Georgie died yesterday. He was only 7 years old. And his sister, Martha died last year when she was only 6. They died from different causes, but I fear that high breeding had something to do with their premature deaths.
George and Martha were Maine Coon cats; siblings from the same litter, but different as night and day. Martha was the alpha cat; a pushy but lovable bitch who performed only in the center ring—she was the Queen. Her nickname was Queenie.
Martha was the first thing I saw when I woke up in the morning, because minutes before the alarm went off, she would camp near the bed, staring at me, waiting for the radio to come on—or for my eyelids to open; either event would set her off. Then she would MEOOOWWW for attention and head for the kitchen counter and the treat jar.
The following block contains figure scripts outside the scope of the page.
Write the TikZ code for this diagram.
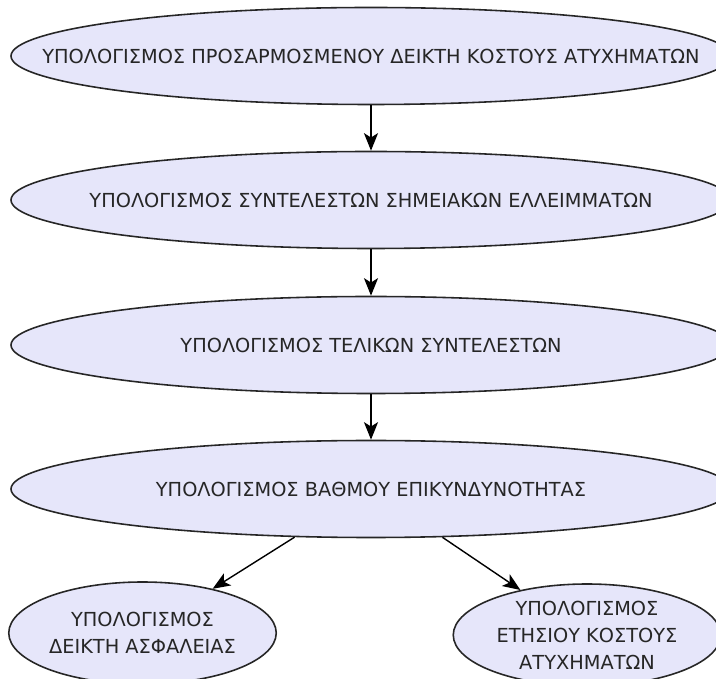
\documentclass[tikz,border=0pt]{standalone}
\usepackage{fontspec}
\setmainfont{DejaVu Sans}
\usetikzlibrary{arrows.meta,shapes.geometric}

\definecolor{lav}{RGB}{230,230,250}

\begin{document}
\begin{tikzpicture}[
    stage/.style={ellipse, draw=black!85, line width=0.9pt, fill=lav,
                  minimum width=14.4cm, minimum height=1.94cm, inner sep=0pt},
    leaf/.style={stage, minimum width=5.35cm, minimum height=2.04cm},
    flow/.style={-{Stealth[length=10pt, width=8pt, inset=2.5pt]}, line width=0.8pt},
    caption/.style={font=\fontsize{11}{15.4}\selectfont, text=black!85, align=center},
]
    \useasboundingbox[fill=white] (0,0) rectangle (14.32,-13.58);

    \node[stage, label={[caption]center:ΥΠΟΛΟΓΙΣΜΟΣ ΠΡΟΣΑΡΜΟΣΜΕΝΟΥ ΔΕΙΚΤΗ ΚΟΣΤΟΥΣ ΑΤΥΧΗΜΑΤΩΝ}]
        (index) at (7.42, -1.12) {};
    \node[stage, label={[caption]center:ΥΠΟΛΟΓΙΣΜΟΣ ΣΥΝΤΕΛΕΣΤΩΝ ΣΗΜΕΙΑΚΩΝ ΕΛΛΕΙΜΜΑΤΩΝ}]
        (deficit) at (7.42, -4.00) {};
    \node[stage, label={[caption]center:ΥΠΟΛΟΓΙΣΜΟΣ ΤΕΛΙΚΩΝ ΣΥΝΤΕΛΕΣΤΩΝ}]
        (factors) at (7.42, -6.90) {};
    \node[stage, label={[caption]center:ΥΠΟΛΟΓΙΣΜΟΣ ΒΑΘΜΟΥ ΕΠΙΚΥΝΔΥΝΟΤΗΤΑΣ}]
        (risk) at (7.42, -9.78) {};
    \node[leaf, label={[caption]center:{ΥΠΟΛΟΓΙΣΜΟΣ\\ΔΕΙΚΤΗ ΑΣΦΑΛΕΙΑΣ}}]
        (safety) at (2.85, -12.66) {};
    \node[leaf, label={[caption]center:{ΥΠΟΛΟΓΙΣΜΟΣ\\ΕΤΗΣΙΟΥ ΚΟΣΤΟΥΣ\\ΑΤΥΧΗΜΑΤΩΝ}}]
        (annual) at (11.74, -12.70) {};

    \draw[flow] (index) -- (deficit);
    \draw[flow] (deficit) -- (factors);
    \draw[flow] (factors) -- (risk);
    \draw[flow] (risk) -- (safety);
    \draw[flow] (risk) -- (annual);
\end{tikzpicture}
\end{document}
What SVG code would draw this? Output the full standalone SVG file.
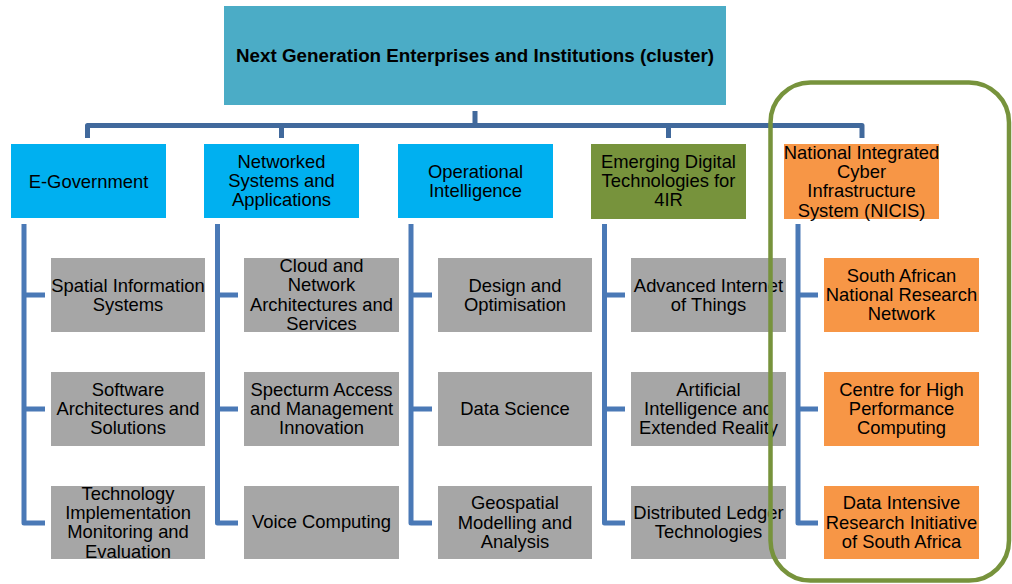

If I didn’t follow immediately she would retrace her steps and MEOOOWWW again, “C’mon Marvin, I’m hungry.” This was every day—no holidays for the Queen’s staff.
George was the opposite; he was laid back and very, very lovable. Malleable is a word that comes to mind.; you could handle him like play dough. And he was the prettiest cat I ever saw. He was cordovan colored with streaks of black, and he had long pointed ears like a bobcat. He was wild looking. And beautiful.
Georgie was Annice’s alarm clock. He slept in the bed with her, and like his sister, he had a morning routine. Minutes before the alarm went off, he would perch on Annice’s chest, nose to nose with her face, and then he would bump her chin with his chin until she opened her eyes.
Two personal alarm clocks. What more could one ask for?
They were siblings and yet very different. Martha loved to be brushed; Georgie liked to be massaged. He loved for me to rub his back—and his stomach. And if I quit too soon he would head-butt me until I resumed the treatment.
Martha was pushy and demanding; Georgie was tolerant and forgiving. But both were needy in their own way. Sweet is how I would describe George. We joked that there must have been a mix-up at the breeder and he was probably the girl.
I miss them more than I can express, but my sadness is overshadowed by Annice’s grief. I was out of town when Georgie died and Annice called about midnight to tell me what happened. I cannot get her awful wailing voice out of my mind; it was the most helpless forlorn sound I’ve ever heard. Later she told me she loved them more than any pets she’s ever had. She didn’t need to explain.
We have fuzzy colored balls all over the house for the cats to play with. The other cats (we have four) mostly ignore them, but Georgie considered them prize prey and green was his favorite color. Loud chirps announced his hunting trips as he proudly paraded through the house with the latest kill. The House is no longer safe from green balls.